Determine how many lines carry the word "this". Output that number only.

Task inputs »
---

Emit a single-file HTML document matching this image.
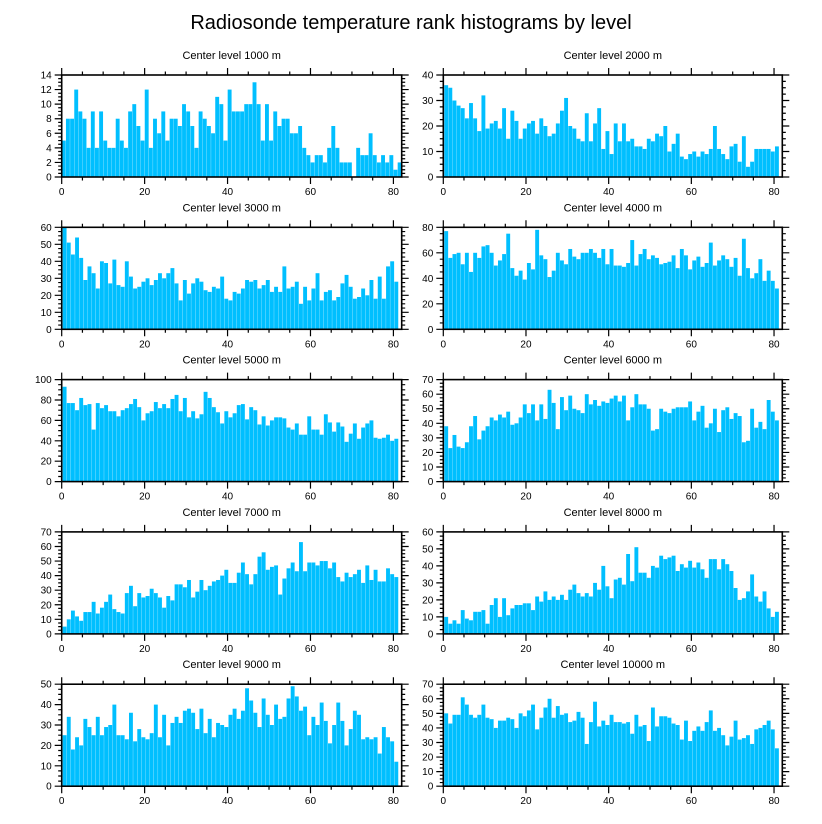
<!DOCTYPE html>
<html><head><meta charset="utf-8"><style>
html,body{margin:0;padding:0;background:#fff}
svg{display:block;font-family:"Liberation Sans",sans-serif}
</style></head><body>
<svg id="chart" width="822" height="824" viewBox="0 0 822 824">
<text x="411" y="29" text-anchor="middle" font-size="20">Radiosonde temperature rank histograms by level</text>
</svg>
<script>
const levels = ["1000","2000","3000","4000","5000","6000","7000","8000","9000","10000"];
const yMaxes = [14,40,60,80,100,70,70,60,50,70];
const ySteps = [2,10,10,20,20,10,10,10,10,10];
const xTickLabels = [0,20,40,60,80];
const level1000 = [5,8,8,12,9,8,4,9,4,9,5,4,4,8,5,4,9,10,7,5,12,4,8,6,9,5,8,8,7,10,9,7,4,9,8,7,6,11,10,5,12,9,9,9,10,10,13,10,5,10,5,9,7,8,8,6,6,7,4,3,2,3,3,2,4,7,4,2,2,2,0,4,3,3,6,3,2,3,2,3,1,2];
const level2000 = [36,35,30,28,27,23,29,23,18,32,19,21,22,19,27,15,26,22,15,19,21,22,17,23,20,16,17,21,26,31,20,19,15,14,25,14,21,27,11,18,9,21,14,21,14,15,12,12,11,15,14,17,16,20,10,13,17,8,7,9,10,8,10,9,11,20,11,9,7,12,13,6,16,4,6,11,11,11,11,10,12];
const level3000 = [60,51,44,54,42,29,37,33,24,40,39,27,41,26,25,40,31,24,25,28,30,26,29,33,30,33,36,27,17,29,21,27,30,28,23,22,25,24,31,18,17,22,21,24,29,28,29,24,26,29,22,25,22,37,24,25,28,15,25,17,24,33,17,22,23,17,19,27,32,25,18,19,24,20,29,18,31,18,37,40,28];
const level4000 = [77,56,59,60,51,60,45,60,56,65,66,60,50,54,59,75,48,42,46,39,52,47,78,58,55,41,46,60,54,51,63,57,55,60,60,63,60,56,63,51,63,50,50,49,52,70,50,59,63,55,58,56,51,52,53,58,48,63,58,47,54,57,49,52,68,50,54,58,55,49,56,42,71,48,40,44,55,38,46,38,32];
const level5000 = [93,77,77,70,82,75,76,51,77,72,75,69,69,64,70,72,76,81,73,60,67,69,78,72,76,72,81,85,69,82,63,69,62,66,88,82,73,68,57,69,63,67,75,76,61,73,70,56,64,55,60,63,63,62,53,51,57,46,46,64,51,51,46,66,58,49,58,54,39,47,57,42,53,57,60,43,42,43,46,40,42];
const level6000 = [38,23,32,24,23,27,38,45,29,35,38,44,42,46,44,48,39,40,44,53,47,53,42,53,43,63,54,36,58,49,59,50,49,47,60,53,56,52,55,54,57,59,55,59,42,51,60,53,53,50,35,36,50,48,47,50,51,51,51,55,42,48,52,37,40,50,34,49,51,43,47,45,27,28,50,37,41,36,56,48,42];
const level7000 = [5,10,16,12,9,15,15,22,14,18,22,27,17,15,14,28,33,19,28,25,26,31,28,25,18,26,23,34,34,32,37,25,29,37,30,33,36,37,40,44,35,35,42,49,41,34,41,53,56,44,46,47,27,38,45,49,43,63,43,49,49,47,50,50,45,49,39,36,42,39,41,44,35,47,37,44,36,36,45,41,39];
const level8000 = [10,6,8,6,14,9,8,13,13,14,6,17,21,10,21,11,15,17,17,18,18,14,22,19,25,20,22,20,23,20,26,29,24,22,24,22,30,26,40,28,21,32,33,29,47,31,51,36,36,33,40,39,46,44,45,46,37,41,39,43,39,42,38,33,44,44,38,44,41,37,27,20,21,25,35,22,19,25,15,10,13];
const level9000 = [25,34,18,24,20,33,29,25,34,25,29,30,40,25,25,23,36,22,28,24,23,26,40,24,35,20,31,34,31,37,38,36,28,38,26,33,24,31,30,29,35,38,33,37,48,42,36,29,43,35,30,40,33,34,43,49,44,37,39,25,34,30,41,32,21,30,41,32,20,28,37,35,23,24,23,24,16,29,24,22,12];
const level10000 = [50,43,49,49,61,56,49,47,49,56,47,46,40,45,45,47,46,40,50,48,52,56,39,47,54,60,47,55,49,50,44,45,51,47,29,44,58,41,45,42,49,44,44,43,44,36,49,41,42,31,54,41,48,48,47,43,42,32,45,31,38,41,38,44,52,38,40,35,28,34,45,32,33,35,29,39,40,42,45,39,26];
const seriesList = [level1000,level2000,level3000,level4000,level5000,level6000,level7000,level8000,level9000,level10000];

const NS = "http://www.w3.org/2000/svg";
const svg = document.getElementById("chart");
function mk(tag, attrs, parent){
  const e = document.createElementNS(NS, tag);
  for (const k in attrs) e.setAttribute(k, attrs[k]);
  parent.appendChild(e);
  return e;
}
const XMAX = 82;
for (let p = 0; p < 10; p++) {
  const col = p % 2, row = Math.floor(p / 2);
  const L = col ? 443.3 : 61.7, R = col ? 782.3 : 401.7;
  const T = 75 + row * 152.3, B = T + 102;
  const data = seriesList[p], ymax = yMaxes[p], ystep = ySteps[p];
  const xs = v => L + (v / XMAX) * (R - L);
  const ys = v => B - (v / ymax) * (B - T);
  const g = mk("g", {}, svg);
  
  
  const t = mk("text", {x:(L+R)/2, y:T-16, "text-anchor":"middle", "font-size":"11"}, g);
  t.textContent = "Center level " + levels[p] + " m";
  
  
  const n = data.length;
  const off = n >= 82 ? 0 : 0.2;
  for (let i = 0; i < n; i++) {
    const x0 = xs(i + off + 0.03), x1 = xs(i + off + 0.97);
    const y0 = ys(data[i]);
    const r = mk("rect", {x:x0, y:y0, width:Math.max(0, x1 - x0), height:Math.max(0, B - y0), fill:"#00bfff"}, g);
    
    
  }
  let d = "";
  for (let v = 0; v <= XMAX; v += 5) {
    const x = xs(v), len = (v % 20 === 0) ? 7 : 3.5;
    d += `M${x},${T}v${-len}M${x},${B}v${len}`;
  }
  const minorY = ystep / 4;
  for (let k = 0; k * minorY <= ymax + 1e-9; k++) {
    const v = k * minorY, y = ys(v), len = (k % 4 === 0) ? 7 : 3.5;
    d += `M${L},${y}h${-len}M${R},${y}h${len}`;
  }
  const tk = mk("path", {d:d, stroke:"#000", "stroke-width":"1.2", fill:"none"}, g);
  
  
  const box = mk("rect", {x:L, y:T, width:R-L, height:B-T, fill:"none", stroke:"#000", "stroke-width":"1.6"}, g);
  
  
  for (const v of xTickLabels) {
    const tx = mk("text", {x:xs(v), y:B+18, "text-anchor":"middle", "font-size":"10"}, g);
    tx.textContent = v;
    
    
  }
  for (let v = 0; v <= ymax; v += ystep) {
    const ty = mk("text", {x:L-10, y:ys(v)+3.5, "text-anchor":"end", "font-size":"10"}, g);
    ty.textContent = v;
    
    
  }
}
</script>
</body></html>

---

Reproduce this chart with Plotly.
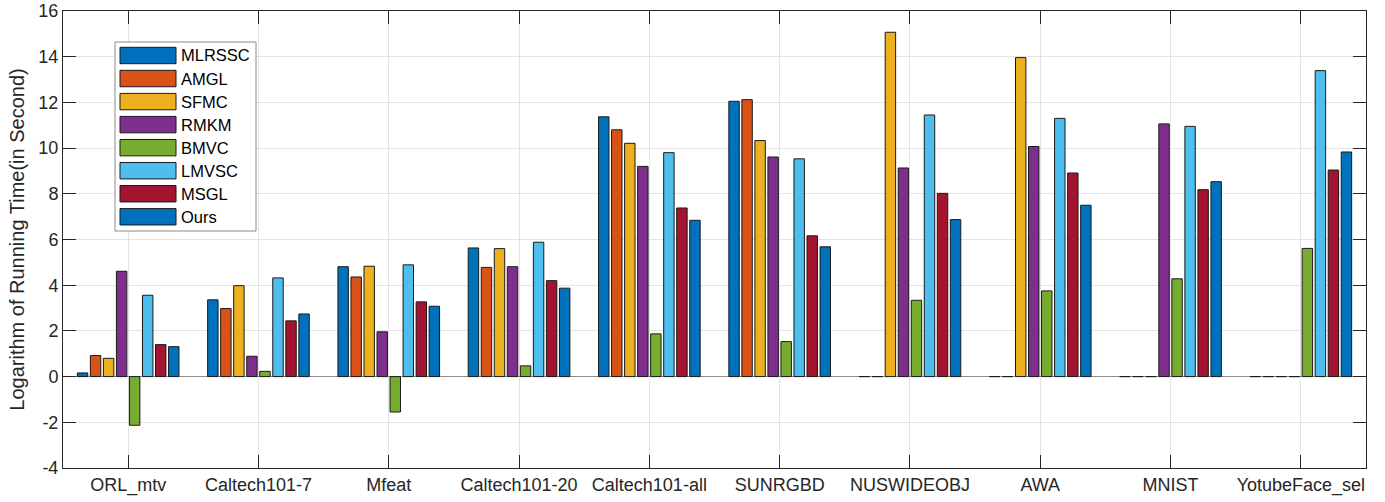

---

Result below » 2